These Irish Pan Haggerty Potatoes feature sliced potatoes, bacon and sauteed Onions, topped with Dubliner Cheese. Great Irish comfort food.
Pan Haggerty is a very nostalgic dish for me. I'd never heard of it until I met my husband. Once we were married, it turned out it was just about the only dish he knew how to make, so he made it often in those early years :)
Over time, I've taken to cooking up the Pan Haggerty. This is my version - potatoes, cooked to creamy goodness in a bit of chicken stock, layered with crispy bacon bits and sauteed onion and topped off with a generous layer of melted Dubliner cheese.
It takes a little extra time to cook up the bacon and onions, but I think it's well worth it. If you're feeling lazy, it's perfectly fine to just layer some finely diced (uncooked) onion with the potatoes and skip the bacon, if you like. The potatoes in this dish cook covered on the stove-top. My skillet doesn't have a lid, so I just cover it with foil. It takes about 20 minutes. Since I can't seem to pass up an opportunity to have some crispy potato bits, my dish then makes a trip to the oven to crisp up a bit under the broiler before I put the cheese. Once they top potatoes have browned, I add a generous layer of Dubliner and put it back under the broiler until it's bubbly and browned.

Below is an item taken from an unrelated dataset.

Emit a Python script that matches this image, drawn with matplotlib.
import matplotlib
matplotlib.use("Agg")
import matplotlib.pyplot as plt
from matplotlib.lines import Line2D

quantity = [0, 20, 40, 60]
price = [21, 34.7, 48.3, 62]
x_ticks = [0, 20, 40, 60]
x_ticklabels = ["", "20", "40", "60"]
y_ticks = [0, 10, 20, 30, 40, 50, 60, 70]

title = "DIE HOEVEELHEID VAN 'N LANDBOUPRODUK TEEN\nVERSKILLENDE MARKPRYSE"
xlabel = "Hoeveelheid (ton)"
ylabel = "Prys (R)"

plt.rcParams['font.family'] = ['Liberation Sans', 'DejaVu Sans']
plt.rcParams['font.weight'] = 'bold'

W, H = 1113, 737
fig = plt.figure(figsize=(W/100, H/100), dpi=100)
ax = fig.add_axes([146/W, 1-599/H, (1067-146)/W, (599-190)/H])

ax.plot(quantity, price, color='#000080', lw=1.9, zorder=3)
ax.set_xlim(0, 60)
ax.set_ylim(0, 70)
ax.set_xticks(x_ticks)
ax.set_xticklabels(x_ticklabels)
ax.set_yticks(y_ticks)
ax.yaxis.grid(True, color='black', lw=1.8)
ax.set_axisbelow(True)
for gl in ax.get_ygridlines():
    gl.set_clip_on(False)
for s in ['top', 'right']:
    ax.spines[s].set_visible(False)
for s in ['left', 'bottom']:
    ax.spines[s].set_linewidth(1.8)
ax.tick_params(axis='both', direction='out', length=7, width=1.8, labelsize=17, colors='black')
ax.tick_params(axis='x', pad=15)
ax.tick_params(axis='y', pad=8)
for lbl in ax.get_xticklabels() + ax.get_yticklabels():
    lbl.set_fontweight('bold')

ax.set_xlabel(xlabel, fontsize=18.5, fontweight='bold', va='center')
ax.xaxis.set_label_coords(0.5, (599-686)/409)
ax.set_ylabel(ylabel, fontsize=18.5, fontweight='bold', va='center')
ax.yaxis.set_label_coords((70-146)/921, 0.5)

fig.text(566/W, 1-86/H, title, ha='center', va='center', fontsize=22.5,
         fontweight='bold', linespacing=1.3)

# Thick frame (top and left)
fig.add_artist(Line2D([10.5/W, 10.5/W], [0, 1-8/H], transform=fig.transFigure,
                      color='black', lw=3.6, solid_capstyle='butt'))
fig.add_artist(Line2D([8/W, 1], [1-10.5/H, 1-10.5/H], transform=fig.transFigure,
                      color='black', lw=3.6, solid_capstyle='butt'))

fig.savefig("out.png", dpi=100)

The amount of chicken stock you put in to your potatoes will vary slightly with the size of your pan. My 8-inch skillet takes a bit over a cup. The exact amount is not critical though. You want to add enough to cover the bottom of the pan to cook the potatoes, but if you add too much and you have a bit of stock left in the bottom of the pan when it's done and you cut it, simply spoon it off and you're good to go.
Obviously you can use whatever kind of cheese you like on top of this dish, but honestly, Dubliner is hard to beat. What ever cheese you pick, go for something that has enough flavour to hold it's own - an aged cheddar, Swiss, Gruyere, Asiago etc.
Another nice variation is to increase the amount of onion and to caramelized them by cooking them longer. This is especially nice when it's served as a side with dinner. As well, sprinkling a little extra cheese with the layers of potatoes would never be a bad thing. As for the potatoes, I used Yukon Gold (yellow-fleshed potatoes) in this one. White potatoes are great, as well. I don't suggest Russets, as they don't tend to hold up as well.
Pan Haggerty is a great side-dish for dinner or next to some eggs for a weekend breakfast (or breakfast for dinner). Of course, it's also perfectly acceptable to just sit down with a bowl of it all on it's own.
- 4 slices bacon, diced
- 1 medium yellow onion, sliced or diced
- 6 medium potatoes, thinly sliced into rounds(White potatoes or Yukon Gold - not Russets)
- 1 cup chicken stock, plus more if needed
- Salt and freshly ground black pepper, (*remember that the stock will add some salt to the dish)
- 1 cup Dubliner cheese, grated (or try Swiss, Gruyere, Asiago, aged Cheddar etc.)
- In an oven-proof skillet over medium heat, heat a small amount of oil or butter over medium heat and add the onions and a pinch of white sugar. Cook, stirring often, until onions are golden, about 10 minutes. Remove from pan and place in a small bowl. In the same pan, fry the bacon until browned and slightly crisp. Remove from the pan and combine in the bowl with the reserved onion.
- In the same pan used to cook the bacon, arrange a layer of the sliced potatoes in the bottom of the pan. Sprinkle with 1/3 of the onion/bacon mixture. Add another layer of potatoes and another 1/3 of the bacon/onion mixture. Season lightly with salt and pepper (remember the chicken stock will add some salt to this dish, as well). Add another layer of potatoes and the final 1/3 of the onion/bacon mixture. Top with a final layer of potatoes. Pour about a cup of chicken stock over the potatoes. The goal is to cover the bottom and come up the sides just a bit. You may need a bit more than a cup if your skillet is larger.
- Increase the heat to medium high and bring the stock to a boil. Cover the pan with a lid or a piece of tin foil and reduce the heat to a low. Simmer for 15-20 minutes, or until the potatoes are tender (test by inserting a sharp knife into it. It should pass easily, without resistance..
- Heat your oven broiler with the rack in the top position. Uncover the pan and place the skillet under the broiler for about 5 minutes, or until the top potatoes have browned. Remove and top with grated cheese. Return to the broiler and heat until cheese is melted and browned, about 5 minutes more. To serve, cut wedges from the pan. (If you have any excess stock left in the bottom of the pan, simply spoon it off).
Nutritional information provided for general guidance only and should not be relied upon to make personal health decisions.